Three productions launching this week's semifinals in Inner City Cultural Center's voluminous Short Play Competition perfectly illustrate how a play's ending may make, kill or thematically justify a dramatic work. (The festival is a comparative secret, despite 75 short plays having been staged at ICCC since September.)
Entertainment industry judges are appraising the writing talent, but except for providing judges, the networks and production companies have typically not lifted a monetary finger.
The plays reviewed here, if they score sufficient points, could be among the four to five finalists to be restaged Nov. 21 at the ICCC's 22nd anniversary gala.
Now about those endings.
Playwright Erwin Washington's "The Dreamer" is the story of so many determined black artists establishing artistic headquarters in high-crime neighborhoods. In this case, a black idealist (Norman Lee Harris) is nearly blown away in his own dilapidated theater by a drug dealer (Chris Brown, who gives the evening's strongest performance).
His wife (Carmen Stetson) is beside herself. The guy has lost his daughter to addiction (a convincing turn by the playwright's own daughter, Tamiki Washington.

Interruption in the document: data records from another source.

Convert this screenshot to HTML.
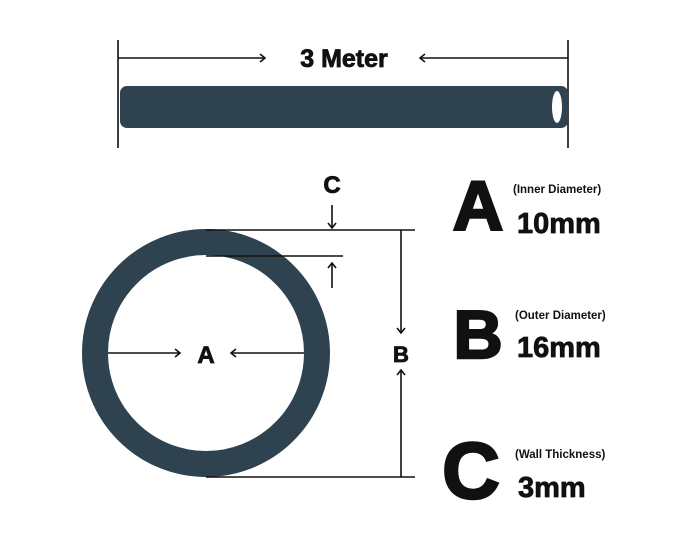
<!DOCTYPE html>
<html><head><style>
body{margin:0;background:#fff}
svg{display:block}
text{font-family:"Liberation Sans",sans-serif;font-weight:bold;fill:#111}
.h{stroke:#111;stroke-width:0.8}
.H{stroke:#111;stroke-width:2.5}
</style></head><body>
<svg width="700" height="560" viewBox="0 0 700 560" xmlns="http://www.w3.org/2000/svg">
<g stroke="#111" stroke-width="1.6" fill="none">
<line x1="118" y1="40" x2="118" y2="148"/>
<line x1="568" y1="40" x2="568" y2="148"/>
<line x1="118" y1="58" x2="265" y2="58"/>
<polyline points="260,54 265,58 260,62"/>
<line x1="420" y1="58" x2="568" y2="58"/>
<polyline points="425,54 420,58 425,62"/>
</g>
<rect x="120" y="86" width="448" height="42" rx="7" fill="#2e4250"/>
<ellipse cx="557" cy="107" rx="5" ry="16" fill="#fff"/>
<text class="h" x="344" y="67" font-size="25" text-anchor="middle">3 Meter</text>

<circle cx="206" cy="353" r="111" fill="none" stroke="#2e4250" stroke-width="26"/>
<g stroke="#111" stroke-width="1.6" fill="none">
<line x1="206" y1="230" x2="415" y2="230"/>
<line x1="206" y1="256" x2="343" y2="256"/>
<line x1="206" y1="477" x2="415" y2="477"/>
<line x1="332" y1="205" x2="332" y2="228"/>
<polyline points="328,223 332,228 336,223"/>
<line x1="332" y1="288" x2="332" y2="263"/>
<polyline points="328,268 332,263 336,268"/>
<line x1="401" y1="230" x2="401" y2="333"/>
<polyline points="397,328 401,333 405,328"/>
<line x1="401" y1="477" x2="401" y2="370"/>
<polyline points="397,375 401,370 405,375"/>
<line x1="108" y1="353" x2="180" y2="353"/>
<polyline points="175,349 180,353 175,357"/>
<line x1="304" y1="353" x2="231" y2="353"/>
<polyline points="236,349 231,353 236,357"/>
</g>
<text class="h" x="332" y="193" font-size="24" text-anchor="middle">C</text>
<text class="h" x="206" y="363" font-size="24" text-anchor="middle">A</text>
<text class="h" x="401" y="362" font-size="22" text-anchor="middle">B</text>

<text class="H" x="478" y="230" font-size="70" text-anchor="middle">A</text>
<text class="H" x="478" y="358" font-size="68" text-anchor="middle">B</text>
<text class="H" x="471" y="498" font-size="80" text-anchor="middle">C</text>
<text x="513" y="193" font-size="11.5">(Inner Diameter)</text>
<text class="h" x="517" y="233" font-size="29">10mm</text>
<text x="515" y="319" font-size="11.5">(Outer Diameter)</text>
<text class="h" x="517" y="357" font-size="29">16mm</text>
<text x="515" y="458" font-size="11.5">(Wall Thickness)</text>
<text class="h" x="518" y="497" font-size="29">3mm</text>
</svg>
</body></html>
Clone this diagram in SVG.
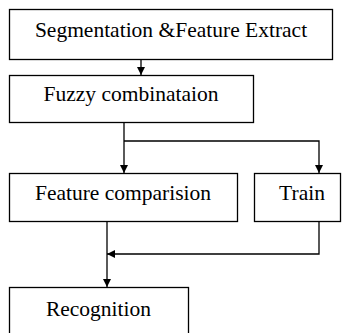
<svg xmlns="http://www.w3.org/2000/svg" width="343" height="333" viewBox="0 0 343 333">
<style>
.box{fill:#fff;stroke:#000;stroke-width:1.3}
.lbl{font-family:'Liberation Serif','DejaVu Serif',serif;font-size:21.5px;fill:#000;text-anchor:middle}
.ln{fill:none;stroke:#000;stroke-width:1.3}
</style>
<defs>
<marker id="ah" markerWidth="8" markerHeight="8" viewBox="0 0 10 10" refX="10" refY="5" orient="auto" markerUnits="userSpaceOnUse">
<path d="M0,0 L10,5 L0,10 Z" fill="#000"/>
</marker>
</defs>
<rect width="343" height="333" fill="#fff"/>
<g id="connectors">
<line class="ln" x1="141" y1="60" x2="141" y2="75" marker-end="url(#ah)"/>
<polyline class="ln" points="124,123 124,141 124,173" marker-end="url(#ah)"/>
<polyline class="ln" points="124,141 319,141 319,173" marker-end="url(#ah)"/>
<line class="ln" x1="107" y1="222" x2="107" y2="287" marker-end="url(#ah)"/>
<polyline class="ln" points="319,222 319,254 107,254" marker-end="url(#ah)"/>
</g>
<g id="seg">
<rect class="box" x="9.5" y="9.5" width="323" height="50"/>
<text class="lbl" x="171" y="37">Segmentation &amp;Feature Extract</text>
</g>
<g id="fuzzy">
<rect class="box" x="9.5" y="75.5" width="244" height="47"/>
<text class="lbl" x="131" y="101">Fuzzy combinataion</text>
</g>
<g id="compare">
<rect class="box" x="9.5" y="173.5" width="228" height="48"/>
<text class="lbl" x="123" y="199.5">Feature comparision</text>
</g>
<g id="train">
<rect class="box" x="254.5" y="173.5" width="86" height="48"/>
<text class="lbl" x="302" y="199.5">Train</text>
</g>
<g id="recog">
<rect class="box" x="9.5" y="287.5" width="179" height="50"/>
<text class="lbl" x="98.5" y="316">Recognition</text>
</g>
</svg>
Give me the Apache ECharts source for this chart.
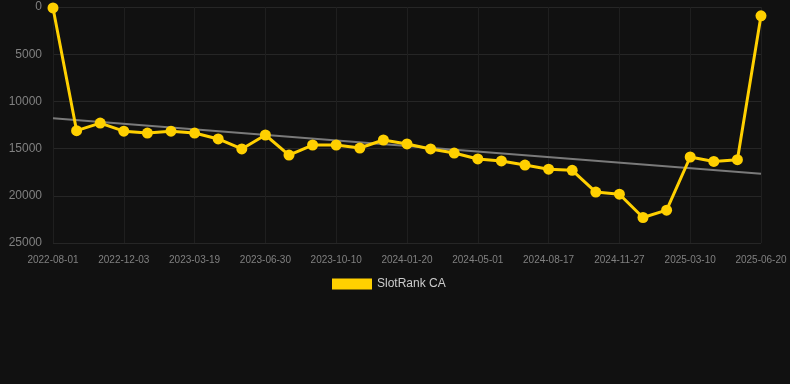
<!DOCTYPE html>
<html>
<head>
<meta charset="utf-8">
<script src="https://cdn.jsdelivr.net/npm/echarts@6/dist/echarts.min.js"></script>
<style>
html,body{margin:0;padding:0;background:#111111;}
#c{width:790px;height:384px;}
</style>
</head>
<body>
<div id="c"></div>
<script>
const categories = [
  "2022-08-01","2022-09-12","2022-10-23","2022-12-03","2023-01-07","2023-02-12",
  "2023-03-19","2023-04-25","2023-05-23","2023-06-30","2023-08-05","2023-09-06",
  "2023-10-10","2023-11-13","2023-12-17","2024-01-20","2024-02-24","2024-03-28",
  "2024-05-01","2024-06-06","2024-07-12","2024-08-17","2024-09-24","2024-10-21",
  "2024-11-27","2024-12-31","2025-02-04","2025-03-10","2025-04-15","2025-05-18",
  "2025-06-20"
];
const rankValues = [
  100, 13100, 12300, 13150, 13350, 13150,
  13350, 13980, 15040, 13560, 15680, 14620,
  14620, 14940, 14090, 14510, 15040, 15470,
  16100, 16310, 16740, 17180, 17300, 19600,
  19830, 22300, 21520, 15890, 16360, 16170,
  930
];
const trendStart = 11790;
const trendEnd = 17660;
const yTicks = [0, 5000, 10000, 15000, 20000, 25000];

const chart = echarts.init(document.getElementById('c'), null, {renderer:'canvas'});
chart.setOption({
  backgroundColor: '#111111',
  animation: false,
  grid: {left: 53, right: 29, top: 7, bottom: 141},
  legend: {
    data: ['SlotRank CA'],
    top: 273,
    left: 327,
    itemWidth: 40,
    itemHeight: 11,
    itemGap: 10,
    textStyle: {color: '#cccccc', fontSize: 12, fontFamily: 'Arial, Liberation Sans, sans-serif'},
    icon: 'rect'
  },
  xAxis: {
    type: 'category',
    data: categories,
    boundaryGap: false,
    axisLine: {show: false},
    axisTick: {show: false},
    axisLabel: {interval: 2, color: '#808080', fontSize: 10, margin: 12, fontFamily: 'Arial, Liberation Sans, sans-serif'},
    splitLine: {show: true, interval: 2, lineStyle: {color: '#1f1f1f', width: 1}}
  },
  yAxis: {
    type: 'value',
    inverse: true,
    min: yTicks[0],
    max: yTicks[yTicks.length - 1],
    interval: 5000,
    axisLine: {show: false},
    axisTick: {show: false},
    axisLabel: {color: '#808080', fontSize: 12, margin: 11, fontFamily: 'Arial, Liberation Sans, sans-serif',
      formatter: function (v) { return String(v); }},
    splitLine: {show: true, lineStyle: {color: '#262626', width: 1}}
  },
  series: [{
    name: 'SlotRank CA',
    type: 'line',
    data: rankValues,
    symbol: 'circle',
    symbolSize: 11,
    lineStyle: {color: '#FFD000', width: 3},
    itemStyle: {color: '#FFD000'},
    z: 3,
    markLine: {
      silent: true,
      symbol: ['none', 'none'],
      label: {show: false},
      lineStyle: {color: '#7a7a7a', width: 2, type: 'solid'},
      data: [[
        {coord: [categories[0], trendStart]},
        {coord: [categories[categories.length - 1], trendEnd]}
      ]],
      z: 2
    }
  }]
});
</script>
</body>
</html>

Nevertheless, at the curtain the hero sticks with his dream of renovating a theater in a seedy locale not unlike those familiar beachheads settled by so many local black arts groups that are now defunct (Mafundi Institute, PASLA), or struggling (the Robeson Players in Compton, Watts Writers Workshop), or active (L.A. Contemporary Dance Theater and the ICCC itself). It's an ending that might appear corny, but it works.

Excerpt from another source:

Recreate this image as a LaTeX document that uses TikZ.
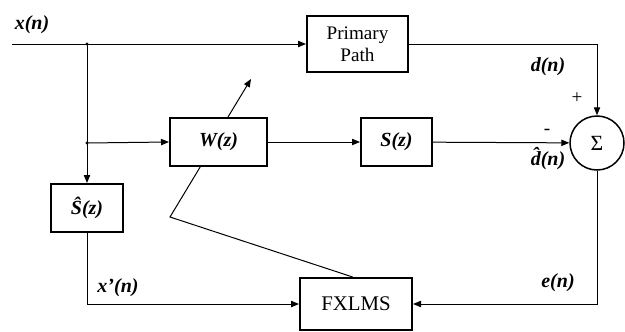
\documentclass[tikz,border=0pt]{standalone}
\usepackage{fontspec}
\setmainfont{Liberation Serif}
\usetikzlibrary{arrows.meta}
\tikzset{
  blk/.style={draw,line width=1.2pt,minimum height=28.8pt,inner sep=0pt,align=center},
  sig/.style={font=\fontsize{12}{13}\selectfont\bfseries\itshape},
  >={Triangle[length=4.8pt,width=3.8pt]}
}
\begin{document}
\begin{tikzpicture}[x=0.6pt,y=0.6pt,font=\fontsize{11.5}{13}\selectfont,line width=0.6pt]
  \useasboundingbox (0,0) rectangle (625,-331);
  % blocks
  \node[blk,minimum width=60.6pt,minimum height=33.6pt] (pp) at (357.5,-44) {Primary\\Path};
  \node[blk,minimum width=58.2pt,sig] (w) at (218.5,-142) {W(z)};
  \node[blk,minimum width=42.6pt,sig] (s) at (396.5,-142) {S(z)};
  \node[blk,minimum width=43.2pt,sig] (sh) at (87,-208) {\^{S}(z)};
  \node[blk,minimum width=67.2pt,minimum height=31.2pt,font=\fontsize{12.5}{14}\selectfont] (fx) at (356,-304) {FXLMS};
  \node[draw,circle,minimum size=32.4pt,inner sep=0pt,line width=0.9pt,font=\fontsize{13}{14}\selectfont] (sum) at (597,-143) {Σ};
  % points
  \coordinate (in) at (12,-44);
  \coordinate (b1) at (87,-44);
  \coordinate (b2) at (87,-143);
  \coordinate (wtip) at (251,-79);
  \coordinate (bend) at (170,-217);
  \fill (b1) circle (1.6);
  \fill (b2) circle (1.6);
  % signal lines
  \draw (in) -- (b1);
  \draw[->] (b1) -- (pp.west);
  \draw[->] (pp.east) -| (sum.north);
  \draw (b1) -- (b2);
  \draw[->] (b2) -- (sh.north);
  \draw[->] (b2) -- (w.west);
  \draw[->] (w) -- (s);
  \draw[->] (s) -- (sum);
  \draw[->] (sum.south) |- (fx.east);
  \draw[->] (sh.south) |- (fx.west);
  \draw[->] ([xshift=5.7pt]w.north) -- (wtip);
  \draw ([xshift=-11pt]w.south) -- (bend) -- ([xshift=-2pt]fx.north);
  % labels
  \foreach \nm/\pos/\txt in {lx/{32,-25}/x(n),ld/{548,-67}/d(n),ldh/{548,-159}/{\^{d}(n)},lxp/{118,-288}/x'(n),le/{558,-283}/e(n)}{
    \node[sig] (\nm) at (\pos) {\txt};
  }
  \node (lp) at (577,-98) {+};
  \node (lm) at (547,-132) {-};
\end{tikzpicture}
\end{document}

The opposite happens with Peter DeAnda's "Changing Winds." A rural young black woman (Bee-Bee Smith), who is a fountain of "imagings" and wonderful, provocative spirit, goes too far in her changing identity game with a loving/lusting white youth and pays with her life. That tragic ending robs the play of all its prior rich suggestion and leaves you numb for the wrong reasons. Everything that has gone before is tarnished on behalf of a shocking and sophomoric finale.
"Sins of the Fathers," by Steve Copold, a production from Pan American University in Edinburg, Tex. (brought here at the group's own expense), knows exactly how to wrap up its dismal events. This ending, using images instead of words, nicely combines in a stroke the elements of joy and despair.
The fade-out almost makes you forgive the foregoing grime--stomach-churning images of food and spilled beer and overlapping shrieking dialogue from the two down-and-out Vietnam War buddies who share their misery and a shack (Greg Eldridge's alcoholic and Valente Rodriguez's durable hanger-on). After a noisy turn-off of a start, Rodriguez surprisingly settles into the intended drama, enough to suggest you've seen two different plays.